The “baking-versus-working” tension became culturally relevant during the 1992 Clinton campaign, and Hillary’s clumsy handling of it did nothing to give it any complexity.  At the same time, I can’t blame her:  it probably caught her off guard.  Like Michelle Obama, she had been a high-achieving lawyer and, until others foisted the issue on her, probably engaged in very little back-and-forth remorse about working or staying home. 

I read with some sadness — but little surprise — how isolated and uncomfortable Michelle felt at Princeton; indeed, her senior thesis (which, the article notes, is no longer publicly available at Firestone.  I simply cannot imagine that someone would actually want to read my own thesis, which I can guarantee will never, ever leave those archives…)   was entitled “Princeton-Educated Blacks and the Black Community.” By illuminating this cultural difference, then (why had I never thought of it? I feel like Kelley hit me over the head…), Kelley’s analysis of Michelle Obama’s example for a new generation of women articulates a new cultural touchstone.  Instead of “you have to choose, but if you don’t choose, you’ll fail at both,” Michelle’s shining example reframes the issue:  “you are going to work, you are going to have kids, and you are going to find a balance.”  (Even if, as in the Obama’s situation, right now that balance is largely achieved with the help of Michelle’s mother — that’s OK too!)  No hand-wringing, no drama, no remorse.  As one of my favorite law professors and mentor tells me often:  never, ever be defensive about or second-guess the peace of mind that comes with providing for your family when, in fact, for you that might be as an important a part of motherhood as being home with fresh baked goods at 3 o’clock.  That is not, of course, to demean those who are able to provide that.  Rather, what Michelle Obama has crystallized for me is that working — whether as a babysitter or waitress or lawyer — doesn’t have to be labelled (as our society is so wont to do) a right, or a privilege, or a burden, or a luxury.  If it’s what you are going to do, it just is.  Stop over-thinking it and go be a kick-ass lawyer.*  Just get it done.

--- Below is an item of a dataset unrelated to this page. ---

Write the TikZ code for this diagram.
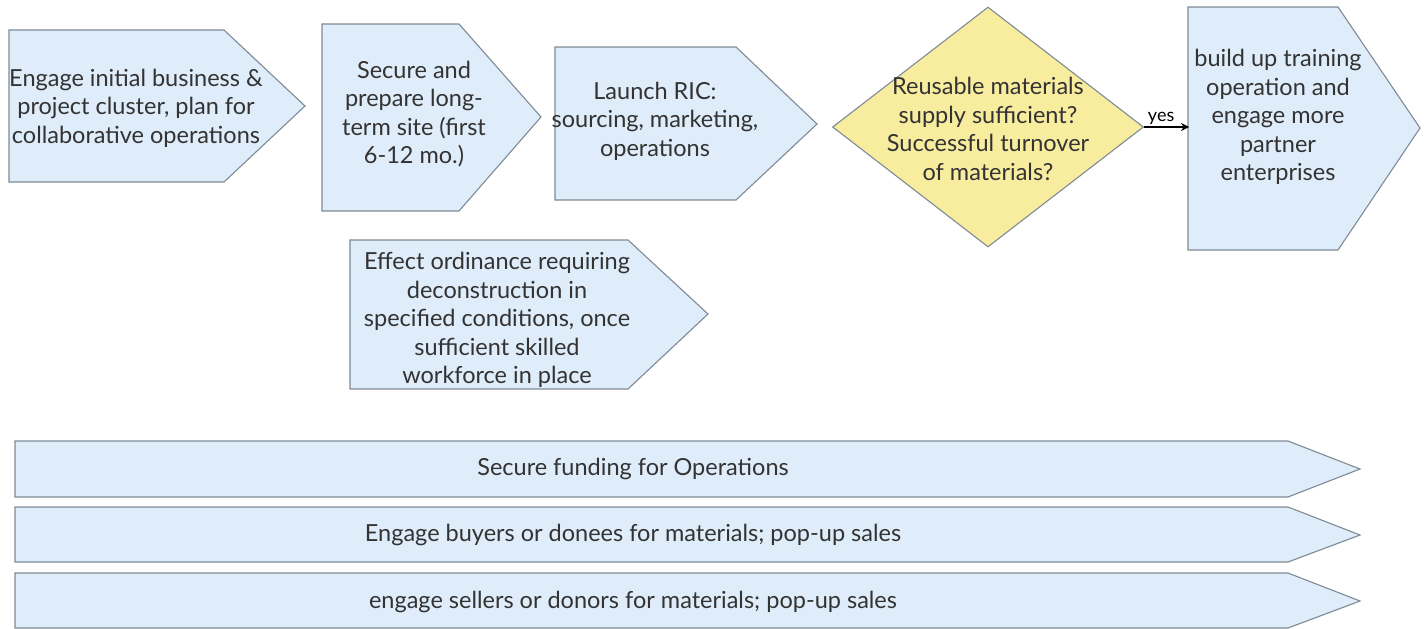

*Her choice to leave her big-law firm for lower-paying community-focused endeavors is a whole other posting…

Waterboarding is torture (?)

February 7, 2008 at 9:54 am | In law school, politics | 1 Comment

A few weeks ago I received an email from the dean of my liberal law school proudly announcing that our commencement speaker would be Attorney General Michael Mukasey.  I had no doubt that the dean had flexed his conservative muscles to not only secure the AG, but to get this speaker approved by the committees-that-be (arguing, perhaps, that a speaker from the current administration would bring some political balance to the proceedings).  At first, I was somewhat pleased that we’d have a high-profile speaker, as opposed to a state representative or something.  But our student body (as well as the faculty) is proudly progressive (taking the lead in cases such as FAIR v. Rumsfeld, for example.)  Would Mukasey incite the same anger and controversy that Condi Rice did two years ago, when she spoke at the university’s main graduation ceremonies?  (Many faculty members actively boycotted the speech.)  When May 23 rolls around, will Mukasey really be up on that podium?

We’ll see:  The story was picked up by the law student’s guilty pleasure, Above the Law, and some students have started a Facebook group called Waterboarding IS torture (I don’t know if this link will work).  Apparently, neither the faculty nor the students had any input on the selection (actually, not really surprising considering the ideological gap between the dean — whom, I must point out, I had for Con Law and nevertheless really admired as a teacher — and the students and faculty.) 

As one professor so eloquently stated in an email to faculty:

Substantively, if you think for just a moment about what figure in the current Administration is most identified with its equivocation on questions of the legality of degrees of torture, isn’t it Mr. Mukasey - both back in his October confirmation hearing testimony and subsequently in his unspecific statements sidestepping judgment on waterboarding and similar practices, surely one of the most distressing ethical and legal issues of recent years?No matter how decent a man Mr. Mukasey may be personally, how solid his professional career, or how elevated his current position - and without regard to the issue of bringing in more conservative figures to counterbalance the school’s historically progressive stances - wouldn’t it seem quite problematic to bring Mr. Mukasey here at this particular moment in time? If it weren’t for this issue, he would certainly be a laudable choice. But for a school that asserts a special commitment to issues of morality and ethics in its education of future lawyers, to choose at this point in time to bestow honors to the most prominent symbol of one of the most legally and ethically troubling national policies in the past 50 years would have seemed not just inappropriate, but unthinkable. It cannot avoid transmitting a troubling symbolic message. What will our students, our alumni, our University, the nationwide law school academy generally, and the public’s opinion of our school make of this symbolic choice as the weeks grow closer to our graduation ceremonies?

In my legal ethics class, my professor (a former Supreme Court clerk for Chief Justice Warren Burger and perhaps the sharpest legal mind I have yet encountered) pointed out that had Mukasey come right out and and said that waterboarding was torture, he would have undermined the work of the entire Department of Justice, throwing the administration and its handling of the war into chaos.  Nevertheless, I can’t imagine that the dean didn’t think through the implications of inviting Mukasey to speak.  If Mukasey doesn’t comment on the torture memos, he’ll be sidestepping the elephant in the room and will look weak, ineffective, and ingenuous.  Moreover, I agree that inviting someone at the center of one of the most fraught controversies of the Bush administration is almost a slap in the face to those truly concerned about legal ethics.